§ What is being asked:
Reproduce, exactly and in full, the lines from the one with "Give me the Plotly source for this chart." through the one with "import plotly.graph_objects as go" in the data below; drop pictures.

§ Information shown:

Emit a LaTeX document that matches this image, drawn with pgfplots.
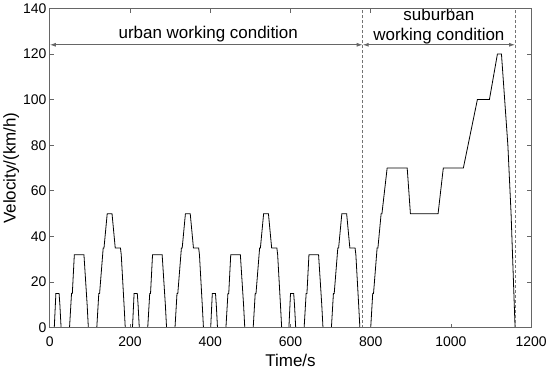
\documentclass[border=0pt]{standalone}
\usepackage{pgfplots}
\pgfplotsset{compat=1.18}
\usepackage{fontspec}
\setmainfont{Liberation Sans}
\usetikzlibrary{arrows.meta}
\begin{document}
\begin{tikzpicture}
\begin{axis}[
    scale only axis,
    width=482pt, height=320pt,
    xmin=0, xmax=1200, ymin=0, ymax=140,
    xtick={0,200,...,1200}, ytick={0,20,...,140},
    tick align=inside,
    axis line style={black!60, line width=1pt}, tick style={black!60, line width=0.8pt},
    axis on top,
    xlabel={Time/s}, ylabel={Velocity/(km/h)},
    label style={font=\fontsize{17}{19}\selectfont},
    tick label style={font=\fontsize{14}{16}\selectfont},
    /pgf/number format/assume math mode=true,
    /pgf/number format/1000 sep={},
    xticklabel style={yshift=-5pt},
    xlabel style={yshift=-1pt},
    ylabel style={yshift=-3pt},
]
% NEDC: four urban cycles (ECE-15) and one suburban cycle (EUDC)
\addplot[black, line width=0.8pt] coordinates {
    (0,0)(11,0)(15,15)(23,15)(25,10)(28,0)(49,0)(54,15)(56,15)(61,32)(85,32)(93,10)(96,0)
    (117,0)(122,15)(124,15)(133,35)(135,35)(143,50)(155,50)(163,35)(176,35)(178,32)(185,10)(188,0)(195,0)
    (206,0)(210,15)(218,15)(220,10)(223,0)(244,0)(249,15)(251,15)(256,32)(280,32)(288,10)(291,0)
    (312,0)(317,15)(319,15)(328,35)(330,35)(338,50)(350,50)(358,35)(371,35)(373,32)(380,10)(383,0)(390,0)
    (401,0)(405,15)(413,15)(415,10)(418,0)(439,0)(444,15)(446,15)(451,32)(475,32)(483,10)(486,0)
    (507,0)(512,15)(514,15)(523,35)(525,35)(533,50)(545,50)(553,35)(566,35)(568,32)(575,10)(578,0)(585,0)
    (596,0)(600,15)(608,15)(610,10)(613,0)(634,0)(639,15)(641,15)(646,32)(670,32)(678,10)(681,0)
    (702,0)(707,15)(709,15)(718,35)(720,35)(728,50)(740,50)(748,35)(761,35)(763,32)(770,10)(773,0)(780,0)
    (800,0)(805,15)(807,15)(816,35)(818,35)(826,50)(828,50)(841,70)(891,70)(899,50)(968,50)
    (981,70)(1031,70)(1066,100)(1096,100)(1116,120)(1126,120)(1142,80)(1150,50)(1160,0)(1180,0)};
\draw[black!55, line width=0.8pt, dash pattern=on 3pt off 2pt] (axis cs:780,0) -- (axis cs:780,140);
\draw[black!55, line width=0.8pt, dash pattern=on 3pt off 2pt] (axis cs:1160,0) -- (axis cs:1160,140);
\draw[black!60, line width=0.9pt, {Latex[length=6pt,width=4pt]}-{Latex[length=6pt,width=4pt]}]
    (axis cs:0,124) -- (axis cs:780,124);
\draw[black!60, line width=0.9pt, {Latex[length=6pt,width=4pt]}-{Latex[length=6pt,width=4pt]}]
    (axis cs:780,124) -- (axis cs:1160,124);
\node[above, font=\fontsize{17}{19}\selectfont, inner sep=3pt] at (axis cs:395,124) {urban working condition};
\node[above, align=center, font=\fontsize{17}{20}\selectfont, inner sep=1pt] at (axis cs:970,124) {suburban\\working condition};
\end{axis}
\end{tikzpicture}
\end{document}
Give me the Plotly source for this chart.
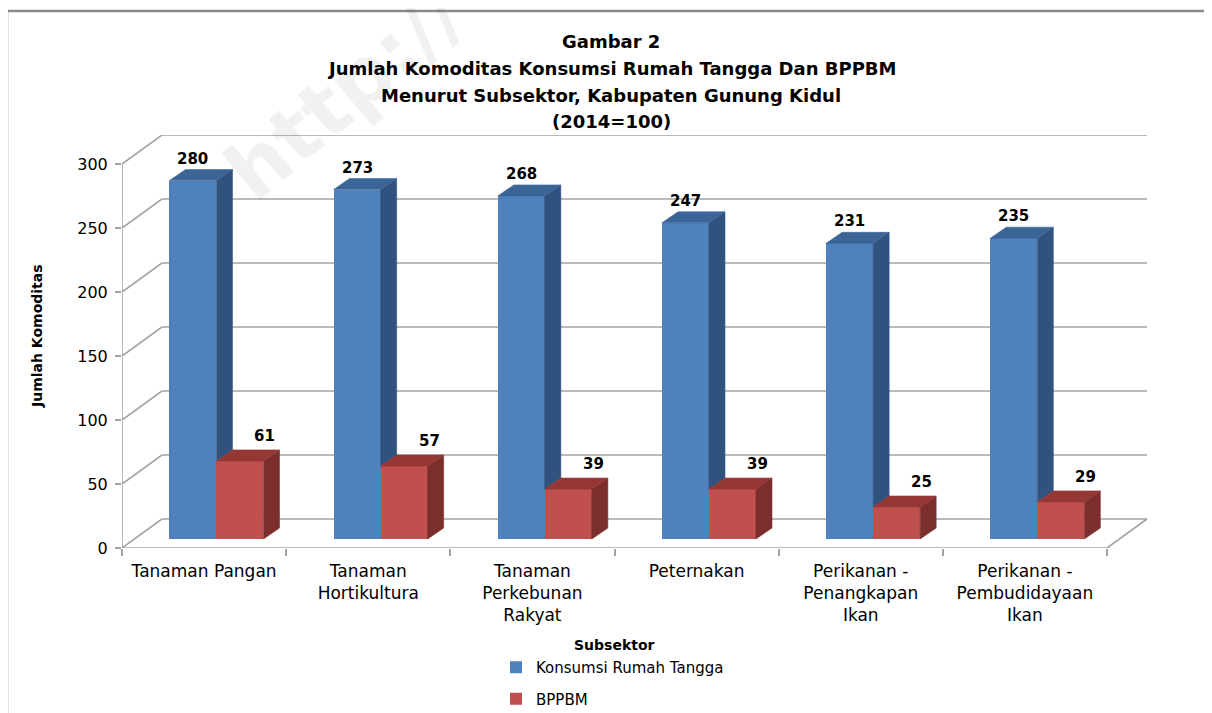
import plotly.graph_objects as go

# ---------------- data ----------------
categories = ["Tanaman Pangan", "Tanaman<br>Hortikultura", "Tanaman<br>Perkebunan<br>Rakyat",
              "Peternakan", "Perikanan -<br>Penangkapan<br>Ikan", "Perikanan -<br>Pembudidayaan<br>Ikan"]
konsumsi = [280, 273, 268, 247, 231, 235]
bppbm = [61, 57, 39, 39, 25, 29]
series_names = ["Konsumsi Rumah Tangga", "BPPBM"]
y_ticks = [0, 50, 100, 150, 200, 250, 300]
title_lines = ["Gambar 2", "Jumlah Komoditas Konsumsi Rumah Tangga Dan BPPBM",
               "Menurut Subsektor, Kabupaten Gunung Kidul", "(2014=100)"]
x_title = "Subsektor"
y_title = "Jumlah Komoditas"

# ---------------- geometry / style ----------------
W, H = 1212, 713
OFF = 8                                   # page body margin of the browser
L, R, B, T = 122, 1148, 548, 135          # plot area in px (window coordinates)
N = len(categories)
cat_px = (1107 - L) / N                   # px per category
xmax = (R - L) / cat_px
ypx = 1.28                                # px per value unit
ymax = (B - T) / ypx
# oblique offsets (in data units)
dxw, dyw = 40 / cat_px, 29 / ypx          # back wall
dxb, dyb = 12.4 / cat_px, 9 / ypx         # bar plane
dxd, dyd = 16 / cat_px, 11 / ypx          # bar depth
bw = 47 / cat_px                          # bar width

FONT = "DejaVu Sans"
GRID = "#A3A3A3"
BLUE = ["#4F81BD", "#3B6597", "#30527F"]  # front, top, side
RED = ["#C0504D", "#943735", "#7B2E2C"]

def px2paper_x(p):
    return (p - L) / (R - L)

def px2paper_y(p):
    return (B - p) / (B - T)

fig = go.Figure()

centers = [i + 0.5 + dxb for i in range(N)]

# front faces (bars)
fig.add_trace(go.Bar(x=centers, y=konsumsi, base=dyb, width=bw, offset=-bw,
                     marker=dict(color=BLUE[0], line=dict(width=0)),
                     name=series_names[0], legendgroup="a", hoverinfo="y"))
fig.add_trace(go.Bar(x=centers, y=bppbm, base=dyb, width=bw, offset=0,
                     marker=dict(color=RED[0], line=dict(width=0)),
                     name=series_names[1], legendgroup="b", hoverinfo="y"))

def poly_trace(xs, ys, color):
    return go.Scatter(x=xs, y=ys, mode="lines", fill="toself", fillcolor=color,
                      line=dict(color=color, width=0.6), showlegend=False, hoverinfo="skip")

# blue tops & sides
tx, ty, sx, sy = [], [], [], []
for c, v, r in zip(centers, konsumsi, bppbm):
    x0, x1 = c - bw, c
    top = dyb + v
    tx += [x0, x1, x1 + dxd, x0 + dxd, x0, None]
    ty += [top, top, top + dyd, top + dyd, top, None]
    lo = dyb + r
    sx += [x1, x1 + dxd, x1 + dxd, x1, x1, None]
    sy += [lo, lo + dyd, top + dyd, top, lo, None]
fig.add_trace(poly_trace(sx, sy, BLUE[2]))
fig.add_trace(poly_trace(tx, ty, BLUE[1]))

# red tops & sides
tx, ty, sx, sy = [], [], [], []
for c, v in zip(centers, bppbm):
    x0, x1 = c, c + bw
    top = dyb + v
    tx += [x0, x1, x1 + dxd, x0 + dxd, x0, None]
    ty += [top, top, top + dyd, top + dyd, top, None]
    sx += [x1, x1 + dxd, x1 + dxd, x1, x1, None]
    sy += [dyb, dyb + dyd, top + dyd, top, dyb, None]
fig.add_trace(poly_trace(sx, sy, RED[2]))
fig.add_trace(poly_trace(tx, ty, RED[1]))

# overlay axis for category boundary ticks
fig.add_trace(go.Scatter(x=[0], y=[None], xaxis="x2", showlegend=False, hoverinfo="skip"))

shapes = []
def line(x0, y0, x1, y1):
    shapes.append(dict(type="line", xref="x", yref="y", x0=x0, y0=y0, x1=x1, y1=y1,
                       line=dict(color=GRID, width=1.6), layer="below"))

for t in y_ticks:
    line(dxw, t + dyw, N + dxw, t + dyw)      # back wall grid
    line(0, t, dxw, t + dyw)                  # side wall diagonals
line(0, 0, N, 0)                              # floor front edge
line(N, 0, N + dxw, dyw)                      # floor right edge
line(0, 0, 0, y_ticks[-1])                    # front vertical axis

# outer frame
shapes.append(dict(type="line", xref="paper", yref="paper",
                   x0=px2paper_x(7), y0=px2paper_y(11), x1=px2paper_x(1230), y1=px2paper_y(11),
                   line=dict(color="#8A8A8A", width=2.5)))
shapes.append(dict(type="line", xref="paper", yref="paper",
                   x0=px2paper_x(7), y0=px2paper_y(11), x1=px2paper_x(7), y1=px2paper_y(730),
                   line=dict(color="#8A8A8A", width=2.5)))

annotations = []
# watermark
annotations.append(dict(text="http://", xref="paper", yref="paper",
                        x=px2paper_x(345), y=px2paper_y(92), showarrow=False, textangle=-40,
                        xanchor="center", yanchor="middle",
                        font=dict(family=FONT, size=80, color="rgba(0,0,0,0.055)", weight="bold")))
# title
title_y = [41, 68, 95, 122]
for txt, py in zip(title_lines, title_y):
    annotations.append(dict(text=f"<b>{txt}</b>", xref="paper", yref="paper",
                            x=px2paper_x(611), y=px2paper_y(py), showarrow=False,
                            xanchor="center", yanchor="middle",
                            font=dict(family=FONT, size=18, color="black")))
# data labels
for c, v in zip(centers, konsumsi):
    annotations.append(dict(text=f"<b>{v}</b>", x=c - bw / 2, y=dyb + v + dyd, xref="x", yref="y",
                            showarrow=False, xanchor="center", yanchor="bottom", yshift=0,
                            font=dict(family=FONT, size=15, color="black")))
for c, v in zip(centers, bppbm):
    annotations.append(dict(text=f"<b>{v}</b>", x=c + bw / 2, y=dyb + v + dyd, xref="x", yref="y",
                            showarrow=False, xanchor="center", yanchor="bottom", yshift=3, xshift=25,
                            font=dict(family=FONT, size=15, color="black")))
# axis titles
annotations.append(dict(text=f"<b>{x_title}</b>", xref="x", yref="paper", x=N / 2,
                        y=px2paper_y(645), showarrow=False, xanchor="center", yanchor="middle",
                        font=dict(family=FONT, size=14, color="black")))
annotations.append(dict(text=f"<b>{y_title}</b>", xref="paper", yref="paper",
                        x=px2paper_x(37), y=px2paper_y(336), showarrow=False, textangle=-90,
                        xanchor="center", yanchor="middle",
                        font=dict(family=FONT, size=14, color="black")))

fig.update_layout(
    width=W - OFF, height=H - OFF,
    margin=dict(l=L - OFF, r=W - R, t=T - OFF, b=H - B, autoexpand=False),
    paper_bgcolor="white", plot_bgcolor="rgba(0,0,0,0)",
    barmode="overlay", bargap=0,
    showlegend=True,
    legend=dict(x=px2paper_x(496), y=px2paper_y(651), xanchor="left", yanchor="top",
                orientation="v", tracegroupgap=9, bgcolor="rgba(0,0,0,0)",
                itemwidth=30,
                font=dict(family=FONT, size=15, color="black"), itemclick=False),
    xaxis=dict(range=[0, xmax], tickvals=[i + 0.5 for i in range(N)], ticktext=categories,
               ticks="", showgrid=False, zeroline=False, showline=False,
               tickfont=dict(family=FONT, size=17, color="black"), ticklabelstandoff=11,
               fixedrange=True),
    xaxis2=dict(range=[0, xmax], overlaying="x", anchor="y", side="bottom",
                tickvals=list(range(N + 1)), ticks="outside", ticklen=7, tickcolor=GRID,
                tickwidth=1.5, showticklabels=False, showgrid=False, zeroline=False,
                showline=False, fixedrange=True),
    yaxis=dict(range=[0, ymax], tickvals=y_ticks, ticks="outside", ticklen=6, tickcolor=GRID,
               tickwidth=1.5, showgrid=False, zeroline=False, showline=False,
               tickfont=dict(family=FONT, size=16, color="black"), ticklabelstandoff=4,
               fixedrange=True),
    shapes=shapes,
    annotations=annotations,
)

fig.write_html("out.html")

§ Written answer:
Give me the Plotly source for this chart.
import plotly.graph_objects as go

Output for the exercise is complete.